Mr. Frank assembled his black-and-white photos into a portfolio that was published by Grove Press in 1959 and simply called “The Americans.” The book only sold about 1,100 copies and suffered harsh reviews. Its images of a segregated streetcar, desolate cemeteries and rundown bars were seen as a punch to the smiling face of the happy, prosperous nation.
That all changed when younger photographers rediscovered the book in the 1960s and began copying Mr. Frank’s raw, off-kilter style. His influence came to shape both art and commercial photography (Mr. Frank’s best-known work may be the album cover of the Rolling Stones’ “Exile on Main Street”).
Today, the unsettling, gritty scenes of “The Americans” still look fresh, arrayed in a timely exhibition at the National Gallery of Art celebrating the 50th anniversary of the publication.
“Looking In: Robert Frank’s ‘The Americans’” reveals as much about Mr. Frank’s creative process as his seminal book. His collected images may appear casual, but they involved rigorous editing and cropping. The photographer narrowed down the more than 27,000 frames taken over two years to a mere 83 for the book.
Organized by photography curator Sarah Greenough, “Looking In” exposes his selection methods through contact sheets, working arrangements of images and mock-ups of the book. It shows how Mr. Frank originally organized his photos into themes - race, religion, politics, cars, landscape - by tacking them to the walls.
A grouping of such prints is as interesting for those images left out, including the portrait of a young Robert Kennedy, as those that were ultimately chosen.
Mr. Frank’s interest in portraying people in everyday settings developed earlier in his career. The exhibit includes photos from 1941 to 1952 to show how he closely observed Welsh miners and London bankers in scenes as intimate as “The Americans.”
Born in Zurich, Mr. Frank took up photography as a teenager and absorbed the modern style prevalent in Europe.

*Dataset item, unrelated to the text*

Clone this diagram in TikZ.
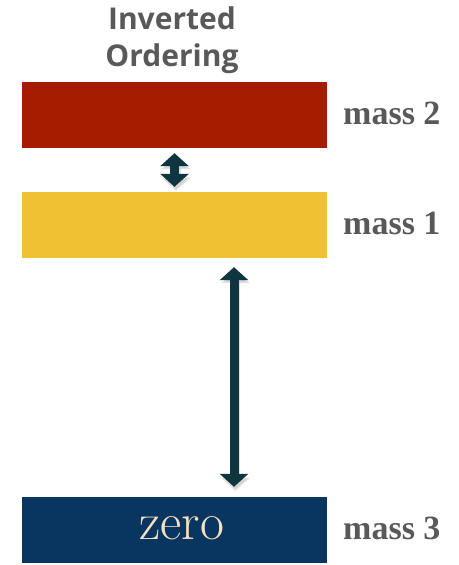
\documentclass[tikz,border=0pt]{standalone}
\usepackage{fontspec}
\newfontfamily\titlefont{Open Sans}
\newfontfamily\massfont{Liberation Serif}
\usetikzlibrary{arrows.meta}
\definecolor{cred}{HTML}{A51C00}
\definecolor{cyellow}{HTML}{F0C133}
\definecolor{cnavy}{HTML}{083660}
\definecolor{carrow}{HTML}{0F3640}
\definecolor{cgray}{HTML}{595959}
\definecolor{ccream}{HTML}{F6E0C4}
\tikzset{
  level/.style={minimum width=305pt, minimum height=66pt, inner sep=0pt, draw=none},
  masslabel/.style={anchor=west, text=cgray, font=\massfont\bfseries\fontsize{34}{34}\selectfont, inner sep=0pt},
  bigarrow/.style={draw=carrow, line width=9pt, {Triangle[width=28pt,length=13pt]}-{Triangle[width=28pt,length=13pt]}},
  arrowshadow/.style={draw=black!25, line width=9pt, {Triangle[width=28pt,length=13pt]}-{Triangle[width=28pt,length=13pt]}}
}
\begin{document}
\begin{tikzpicture}[x=1pt,y=-1pt]
\useasboundingbox (0,0) rectangle (458,565);
\node[text=cgray, font=\titlefont\bfseries\fontsize{30}{37}\selectfont, align=center] (title) at (172,40) {Inverted\\Ordering};
\node[level, fill=cred] (m2) at (174.5,115) {};
\node[level, fill=cyellow] (m1) at (174.5,225) {};
\node[level, fill=cnavy] (m3) at (174.5,530) {};
\node[text=ccream, font=\fontsize{52}{52}\selectfont] (zero) at (182,528) {zero};
\node[masslabel] (l2) at (343,113) {mass 2};
\node[masslabel] (l1) at (343,223) {mass 1};
\node[masslabel] (l3) at (343,528) {mass 3};
\coordinate (a1) at ([xshift=59.5pt]m1.south);
\coordinate (a3) at ([xshift=59.5pt]m3.north);
\draw[arrowshadow, shorten <=6pt, shorten >=3pt, transform canvas={xshift=1.5pt,yshift=-2pt}, opacity=0.5] (m2.south) -- (m1.north);
\draw[arrowshadow, shorten <=10pt, shorten >=8pt, transform canvas={xshift=1.5pt,yshift=-2pt}, opacity=0.5] (a1) -- (a3);
\draw[bigarrow, shorten <=5pt, shorten >=5pt] (m2.south) -- (m1.north);
\draw[bigarrow, shorten <=9pt, shorten >=10pt] (a1) -- (a3);
\end{tikzpicture}
\end{document}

When Switzerland began feeling “too closed, too small,” the young artist moved to New York in 1947.
A job shooting fashion models for Harper’s Bazaar was soon jettisoned for travel in South America and Europe - and three more books. “Peru” (1949) recorded his encounters with native cultures; “Mary’s Book” presented Parisian views in a love letter to his wife; and “Black White and Things” (1952) combined dark city streets with misty landscapes from his various trips.

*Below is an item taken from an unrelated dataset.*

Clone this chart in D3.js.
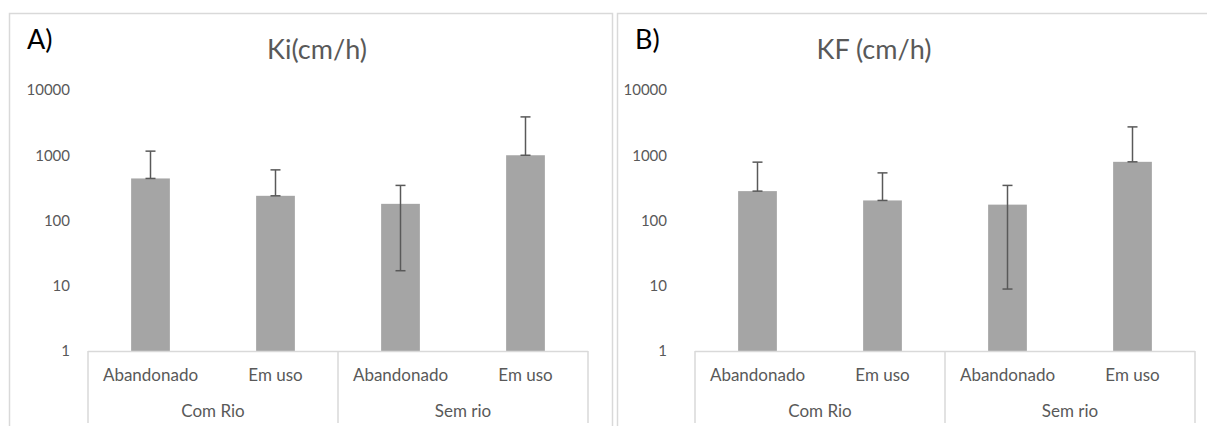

Mr. Frank’s career was helped by his mentor, the great photographer Walker Evans, who encouraged him to apply for a Guggenheim fellowship to finance the travel needed for “The Americans.” On his 1955 grant application, Mr. Frank notes his project is intended to reflect “what one naturalized American finds to see in the United States that signifies the kind of civilization born here and spreading elsewhere.”
While he was initially optimistic about the country, the photographer changed his view once he began his road trip. He saw anger and alienation in people’s faces, bleakness and emptiness in landscapes and buildings.
This negative outlook may have reflected the photographer’s own loneliness and dissatisfaction with his career. It was certainly colored by his arrest in Arkansas by state police who saw him as a “shabbily” dressed “foreigner” driving a car with New York license plates.
As he traveled, Mr. Frank adopted a looser way of shooting to capture “things that move” with the immediacy of an abstract expressionist painter. The aftermath of a car crash, a riverside evangelist or the road itself, his exposures are often too light, too dark or out of focus, but they are always potent in their unflinching close-ups.
In assembling his book, the photographer eventually abandoned his thematic categories and organized the pictures into four sections, each starting with a photo highlighting the American flag.